Dare Obasanjo has pointed to the Casandra Project, a new open source project hosted on Google Code from Facebook. Cassandra is a P2P clustered data storage engine developed by Facebook, and heavily inspired by the BigTable project at Google. The code is written in Java and has been made available under an Apache 2.0 license.

As Dare says, the model used in Cassandra is straight-forward and effective:

The entire system is a giant table with lots of rows. Each row is identified by a unique key. Each row has a column family, which can be thought of as the schema for the row. A column family can contain thousands of columns which are a tuple of {name, value, timestamp} and/or super columns which are a tuple of {name, column+} where column+ means one or more columns. This is very similar to the data model behind Google’s BigTable.

While Google has released a lot of open source code, the core technology stack (Big Table, MapReduce, GFS) is all proprietary and until recently was not widely discussed outside of the company. Facebook has now made a number of internal projects available as open source, including their platform and API. Both Google and Facebook took advantage of open source operating systems and technologies in building out their platforms, and Facebook seem to be willing to give a lot more back than Google. At this rate, Facebook could soon be a top open source contributor.

Top 10 open source contributors by company (source)
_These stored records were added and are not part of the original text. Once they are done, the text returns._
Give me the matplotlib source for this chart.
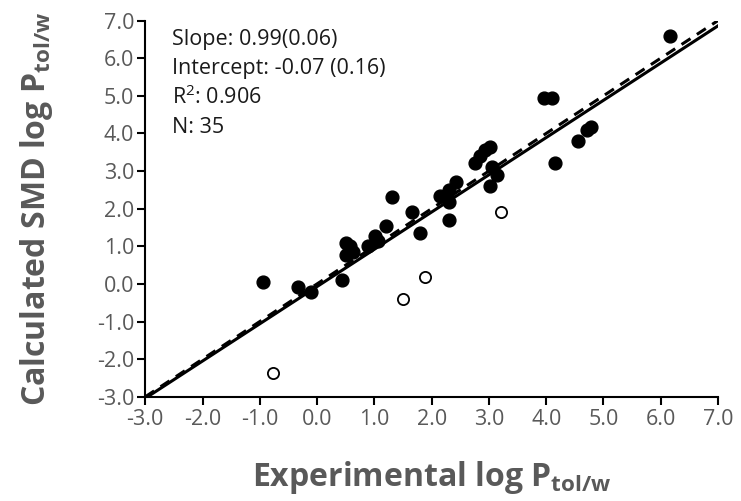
import matplotlib
matplotlib.use("Agg")
import matplotlib.pyplot as plt
import numpy as np

plt.rcParams['font.family'] = ['Open Sans', 'DejaVu Sans']
plt.rcParams['mathtext.fontset'] = 'custom'
plt.rcParams['mathtext.rm'] = 'Open Sans'
plt.rcParams['mathtext.it'] = 'Open Sans'
plt.rcParams['mathtext.bf'] = 'Open Sans:bold'

# Filled points (included in fit)
exp_fit = [-0.94, -0.34, -0.11, 0.43, 0.51, 0.50, 0.63, 0.58, 0.89, 1.01, 1.07, 1.21,
           1.31, 1.66, 1.79, 2.15, 2.30, 2.42, 2.30, 2.30, 2.26, 2.76, 2.85, 2.93,
           3.02, 3.05, 3.14, 3.02, 3.96, 4.11, 4.79, 4.72, 4.56, 4.15, 6.16]
calc_fit = [0.04, -0.07, -0.22, 0.11, 1.08, 0.77, 0.86, 1.00, 1.01, 1.28, 1.13, 1.55,
            2.30, 1.91, 1.35, 2.34, 2.50, 2.72, 2.19, 1.70, 2.30, 3.21, 3.40, 3.55,
            3.64, 3.12, 2.90, 2.61, 4.94, 4.94, 4.18, 4.08, 3.81, 3.21, 6.60]
# Open points (excluded)
exp_out = [-0.77, 1.50, 1.88, 3.21]
calc_out = [-2.37, -0.40, 0.19, 1.90]

slope = 0.99
intercept = -0.07
ticks = [-3.0, -2.0, -1.0, 0.0, 1.0, 2.0, 3.0, 4.0, 5.0, 6.0, 7.0]
stats_text = ["Slope: 0.99(0.06)", "Intercept: -0.07 (0.16)", r"R$^{2}$: 0.906", "N: 35"]

fig = plt.figure(figsize=(7.41, 5.01), dpi=100)
ax = fig.add_axes([0.196, 0.208, 0.773, 0.751])

xl = np.array([-3.0, 7.0])
ax.plot(xl, xl, color='black', lw=2.2, ls=(0, (3.5, 2.5)), zorder=2)
ax.plot(xl, slope * xl + intercept, color='black', lw=2.2, zorder=2)

ax.scatter(exp_fit, calc_fit, s=85, color='black', zorder=3)
ax.scatter(exp_out, calc_out, s=65, facecolor='white', edgecolor='black', linewidth=1.3, zorder=3)

ax.set_xlim(-3, 7)
ax.set_ylim(-3, 7)
ax.set_xticks(ticks)
ax.set_yticks(ticks)
ax.set_xticklabels([f"{t:.1f}" for t in ticks])
ax.set_yticklabels([f"{t:.1f}" for t in ticks])

for s in ['top', 'right']:
    ax.spines[s].set_visible(False)
for s in ['left', 'bottom']:
    ax.spines[s].set_linewidth(1.5)
    ax.spines[s].set_color('black')
ax.tick_params(direction='out', length=6, width=1.5, color='black',
               labelsize=15.5, labelcolor='#595959')
ax.tick_params(axis='x', pad=3)
ax.tick_params(axis='y', pad=2)

ax.set_xlabel(r"Experimental log P$_{\mathbf{tol/w}}$", fontsize=23, fontweight='bold',
              color='#595959', labelpad=21)
ax.set_ylabel(r"Calculated SMD log P$_{\mathbf{tol/w}}$", fontsize=23, fontweight='bold',
              color='#595959', labelpad=30)

for i, t in enumerate(stats_text):
    ax.text(0.046, 0.936 - i * 0.0785, t, transform=ax.transAxes, fontsize=15.5,
            color='#1a1a1a', va='baseline', ha='left')

fig.savefig("out.png", dpi=100)
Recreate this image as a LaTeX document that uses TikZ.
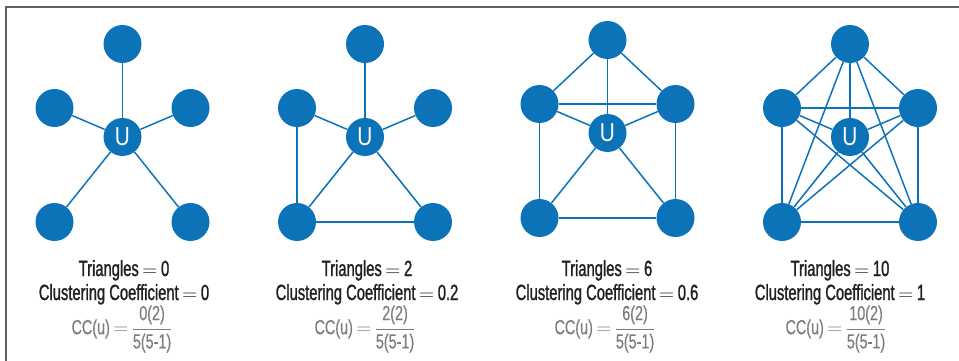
\documentclass[tikz,border=0pt]{standalone}
\usepackage{amsmath}
\usepackage{fontspec}
\setmainfont{Liberation Sans}[FakeStretch=0.70]
\newfontfamily\labfont{Liberation Sans}[FakeStretch=0.67,FakeBold=1.2]
\newfontfamily\frmfont{Liberation Sans}[FakeStretch=0.70,FakeBold=0.5]
\newfontfamily\ufont{Liberation Sans}[FakeStretch=0.80]
\definecolor{nodeblue}{RGB}{13,115,184}
\definecolor{txtdark}{RGB}{35,31,32}
\definecolor{txtgray}{RGB}{125,125,125}
\definecolor{framegray}{RGB}{95,95,95}
\tikzset{
  vtx/.style={circle,fill=nodeblue,draw=none,minimum size=38pt,inner sep=0pt},
  uvtx/.style={vtx,text=white,font=\ufont\fontsize{26}{28}\selectfont},
  edge/.style={draw=nodeblue,line width=1.5pt},
  lbl/.style={anchor=base,text=txtdark,font=\labfont\fontsize{22}{25}\selectfont,inner sep=0pt},
  frm/.style={anchor=center,text=txtgray,font=\frmfont\fontsize{20.5}{22}\selectfont,inner sep=0pt},
  framel/.style={draw=framegray,line width=1.6pt}
}
\newcommand\mkpanel[3]{%
  \begin{scope}[shift={(#2,#3)}]
    \node[vtx]  (#1t)  at (0,44) {};
    \node[vtx]  (#1l)  at (-68,108) {};
    \node[vtx]  (#1r)  at (68,108) {};
    \node[uvtx] (#1u)  at (0,137) {U};
    \node[vtx]  (#1bl) at (-68,222) {};
    \node[vtx]  (#1br) at (68,222) {};
  \end{scope}
  \foreach \n in {t,l,r,bl,br}{\draw[edge] (#1u) -- (#1\n);}
}
\newcommand\ccform[1]{$\text{CC(u)}\mkern3mu{=}\mkern3mu\dfrac{\text{#1}}{\text{5(5-1)}}$}
\begin{document}
\begin{tikzpicture}[x=1pt,y=-1pt]
  \useasboundingbox (0,0) rectangle (959,361);
  \coordinate (fa) at (6,361);
  \coordinate (fb) at (6,7);
  \coordinate (fc) at (959,7);
  \draw[framel] (fa) -- (fb) -- (fc);

  % panel 1
  \mkpanel{A}{122.5}{0}
  % panel 2
  \mkpanel{B}{365}{0}
  \draw[edge] (Bl) -- (Bbl);
  \draw[edge] (Bbl) -- (Bbr);
  % panel 3
  \mkpanel{C}{607.5}{-4}
  \draw[edge] (Ct) -- (Cl);
  \draw[edge] (Ct) -- (Cr);
  \draw[edge] (Cl) -- (Cr);
  \draw[edge] (Cl) -- (Cbl);
  \draw[edge] (Cr) -- (Cbr);
  \draw[edge] (Cbl) -- (Cbr);
  % panel 4
  \mkpanel{D}{850}{0}
  \draw[edge] (Dt) -- (Dl);
  \draw[edge] (Dt) -- (Dr);
  \draw[edge] (Dt) -- (Dbl);
  \draw[edge] (Dt) -- (Dbr);
  \draw[edge] (Dl) -- (Dr);
  \draw[edge] (Dl) -- (Dbl);
  \draw[edge] (Dl) -- (Dbr);
  \draw[edge] (Dr) -- (Dbl);
  \draw[edge] (Dr) -- (Dbr);
  \draw[edge] (Dbl) -- (Dbr);

  % labels
  \node[lbl] (A1) at (124,276) {Triangles\,$=$\,0};
  \node[lbl] (A2) at (124,300) {Clustering Coefficient\,$=$\,0};
  \node[frm] (A3) at (122,329) {\ccform{0(2)}};

  \node[lbl] (B1) at (367,276) {Triangles\,$=$\,2};
  \node[lbl] (B2) at (367,300) {Clustering Coefficient\,$=$\,0.2};
  \node[frm] (B3) at (365,329) {\ccform{2(2)}};

  \node[lbl] (C1) at (607,276) {Triangles\,$=$\,6};
  \node[lbl] (C2) at (607,300) {Clustering Coefficient\,$=$\,0.6};
  \node[frm] (C3) at (605,329) {\ccform{6(2)}};

  \node[lbl] (D1) at (840,276) {Triangles\,$=$\,10};
  \node[lbl] (D2) at (840,300) {Clustering Coefficient\,$=$\,1};
  \node[frm] (D3) at (836,329) {\ccform{10(2)}};
\end{tikzpicture}
\end{document}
Position Company Name Man-Month Contribution Monetary Value
1 Sun Microsystems 51,372 Person-months 312m euros
2 IBM 14,865 Person-months 90m euros
3 Red Hat 9,748 Person-months 59m euros
4 Silicon Graphics 7,736 Person-months 47m euros
5 SAP 7,493 Person-months 46m euros
6 MySQL 5,747 Person-months 35m euros
7 Netscape 5,249 Person-months 32m euros
8 Ximian 4,985 Person-months 30m euros
9 Realnetworks 4,412 Person-months 27m euros
10 AT&T 4,286 Person-months 26m euros